I’m so sorry you’re dealing with this. My paranoia is out of control and no med seems to help me except benzos, which I can’t take due to previous addiction. I’m sorry I can’t say more about how to mitigate this, but I understand what you’re going through. It’s impossible to make friends, or even just be friendly!
I go through the same thing and it’s to the point where I’m afraid to leave the house to go downtown or even walk down the street. I feel like everybody hates me and wants me dead, including my neighbors. The psychiatrist just adjusted my meds, so I hope this improves?

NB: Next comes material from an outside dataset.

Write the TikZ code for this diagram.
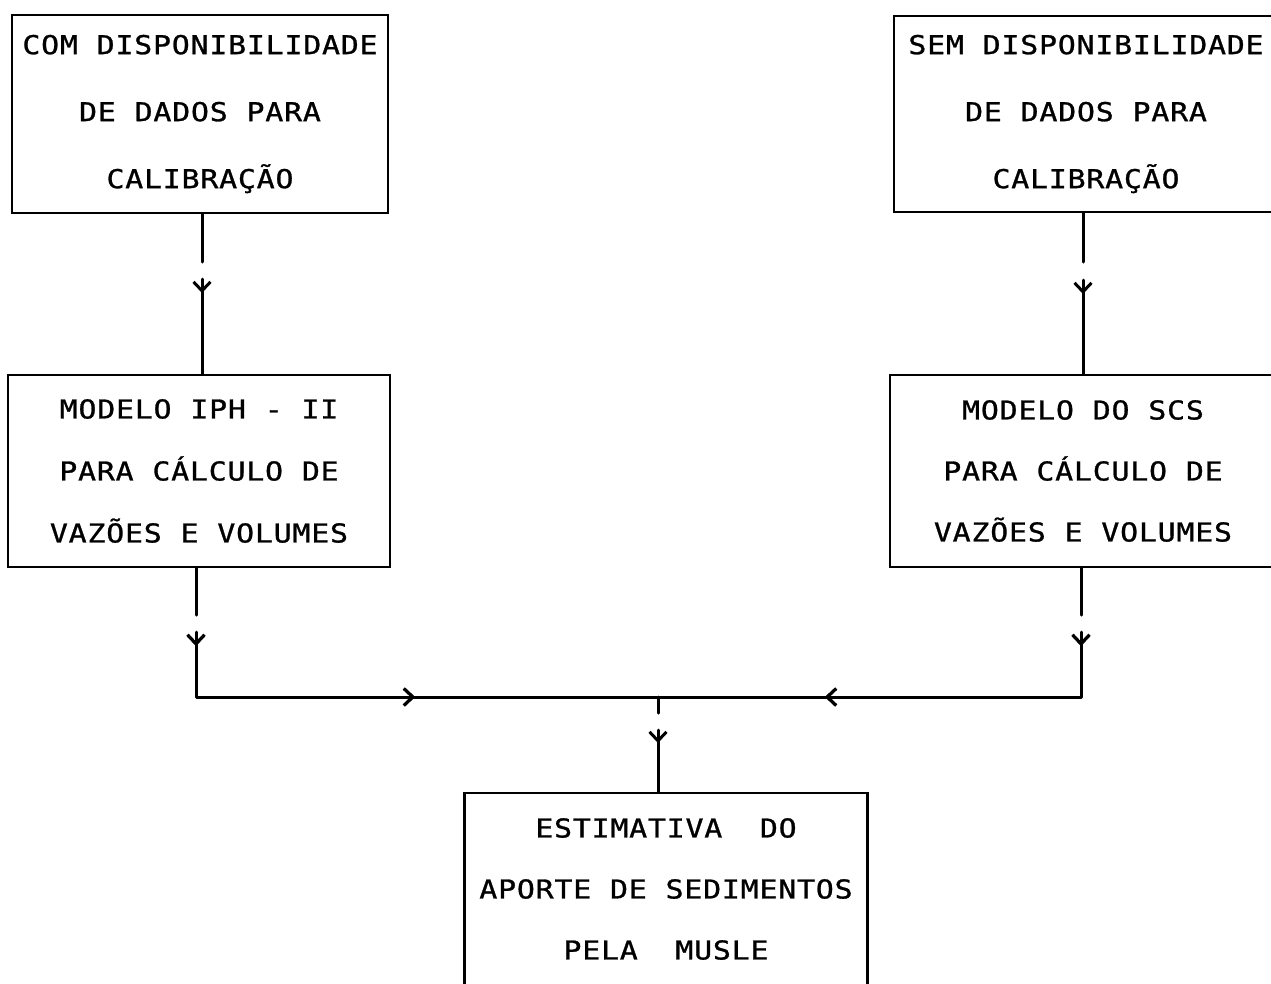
\documentclass[tikz,border=0pt]{standalone}
\usepackage{fontspec}
\newfontfamily\plotfont[FakeStretch=1.15, LetterSpace=3, FakeBold=1]{DejaVu Sans Mono}
\usetikzlibrary{arrows.meta,decorations.markings}
\tikzset{
  box/.style={draw, line width=2.2pt, align=center, inner sep=0pt,
    font=\plotfont\fontsize{26pt}{#1}\selectfont},
  box/.default=64pt,
  conn/.style={line width=3pt, line cap=round, line join=round},
  tipmark/.style={postaction={decorate}, decoration={markings,
    mark=at position #1 with {\arrow{Straight Barb[length=9pt,width=17pt,line width=3pt]}}}},
}
\begin{document}
\begin{tikzpicture}[x=1pt,y=-1pt]
\path[use as bounding box, clip] (0,0) rectangle (1271,983);
% boxes
\node[box=67pt, minimum width=376pt, minimum height=198pt] (b1) at (200,114)
  {COM DISPONIBILIDADE\\DE DADOS PARA\\CALIBRAÇÃO};
\node[box=67pt, minimum width=384pt, minimum height=196pt] (b2) at (1086,114)
  {SEM DISPONIBILIDADE\\DE DADOS PARA\\CALIBRAÇÃO};
\node[box=62pt, minimum width=382pt, minimum height=192pt] (b3) at (199,471)
  {MODELO IPH - II\\PARA CÁLCULO DE\\VAZÕES E VOLUMES};
\node[box=61pt, minimum width=386pt, minimum height=192pt] (b4) at (1083,471)
  {MODELO DO SCS\\PARA CÁLCULO DE\\VAZÕES E VOLUMES};
\node[box=61pt, minimum width=403pt, minimum height=192pt] (b5) at (666,889)
  {ESTIMATIVA\ \ DO\\APORTE DE SEDIMENTOS\\PELA\ \ MUSLE};
% coordinates for gaps and joints
\coordinate (T1) at (202,262);
\coordinate (T2) at (202,279);
\coordinate (U1) at (1083,262);
\coordinate (U2) at (1083,280);
\coordinate (L1) at (196,615);
\coordinate (L2) at (196,632);
\coordinate (LC) at (196,697);
\coordinate (R1) at (1081,615);
\coordinate (R2) at (1081,632);
\coordinate (RC) at (1081,697);
\coordinate (J) at (658,697);
\coordinate (J1) at (658,713);
\coordinate (J2) at (658,730);
% connectors
\draw[conn] (b1.south -| T1) -- (T1);
\draw[conn, tipmark=14pt] (T2) -- (b3.north -| T2);
\draw[conn] (b2.south -| U1) -- (U1);
\draw[conn, tipmark=14pt] (U2) -- (b4.north -| U2);
\draw[conn] (b3.south -| L1) -- (L1);
\draw[conn] (b4.south -| R1) -- (R1);
\draw[conn, tipmark=14pt, tipmark=284pt] (L2) -- (LC) -- (J);
\draw[conn, tipmark=14pt, tipmark=321pt] (R2) -- (RC) -- (J);
\draw[conn] (J) -- (J1);
\draw[conn, tipmark=13pt] (J2) -- (b5.north -| J2);
\end{tikzpicture}
\end{document}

It helps to find someone to reassure that these people aren’t against you. Trust me they aren’t I used to bounce all these ideas of persicution off my wife, they kinda get sick of hearing about it but if you can find someone willing ,it helps. I no longer struggling meds have done wonders on me. But some of it you have to unlearn. Keep a clear conscience so you have no reason to doubt. Not full proof but helps.
Wow that’s exactly what’s going on I have no friends pushed them all away I can barely leave the house at this point
I will say this: Leaving the house does help, even if it hurts. When I stayed inside all day without a job, I went REALLY crazy. Now at least I have the opportunity to challenge my delusions.
I have abilify it makes me feel yucky inside I’m scared of everything I never felt this way before
When did you start abilify and what dosage.?
The next question is do you take it as prescribed?
Keep in mind that this stems from your logical brain trying to explain your emotion brain. Fear chemicals get blasted there randomly, that’s part of psychosis. Your logic brain doesn’t understand why this is happening thus assumes you’re in danger, so it starts looking for signs of danger. In your case it projects this onto the people around you. So your thought process is going like this
I am scared and feel unsafe—>People around me seem suspicious—>they are plotting against me and I am in danger
When it should be corrected to this
I am scared and feel unsafe—>This is my brain setting off a false alarm by dumping a bunch of fear chemicals, I know that my heightened threat system is going to make me interpret other people’s actions as threats even though they are not and am prepared for this. This will pass and no one will harm me—>I am safe
4 days ago and I dont il be honest it makes me sick…
It’s that internal critic who is never satisfied and he wants you on the defensive so that you won’t criticize him.
They take a while to kick in… Like a month or so, but if like me you can’t tolerate abilify their are other antipsychotics out there.
I took risperdone too makes me lethargic and I have to be able to work no matter how crazy I feel.
This is genius I too think more like this it’s just when you FEEL things your logical mind tends to go with the flow after awhile
Medicine is only part of the solution. Are you getting therapy like CBT and mindfulness?
You’ve got to exercise your logical brain and get it involved so it stops passively following emotion brain. It won’t stop searching for an explanation for what you’re experiencing so it’s up to you to give it a more realistic and calming explanation. Takes practice but it can help immensely after a while. Good luck!!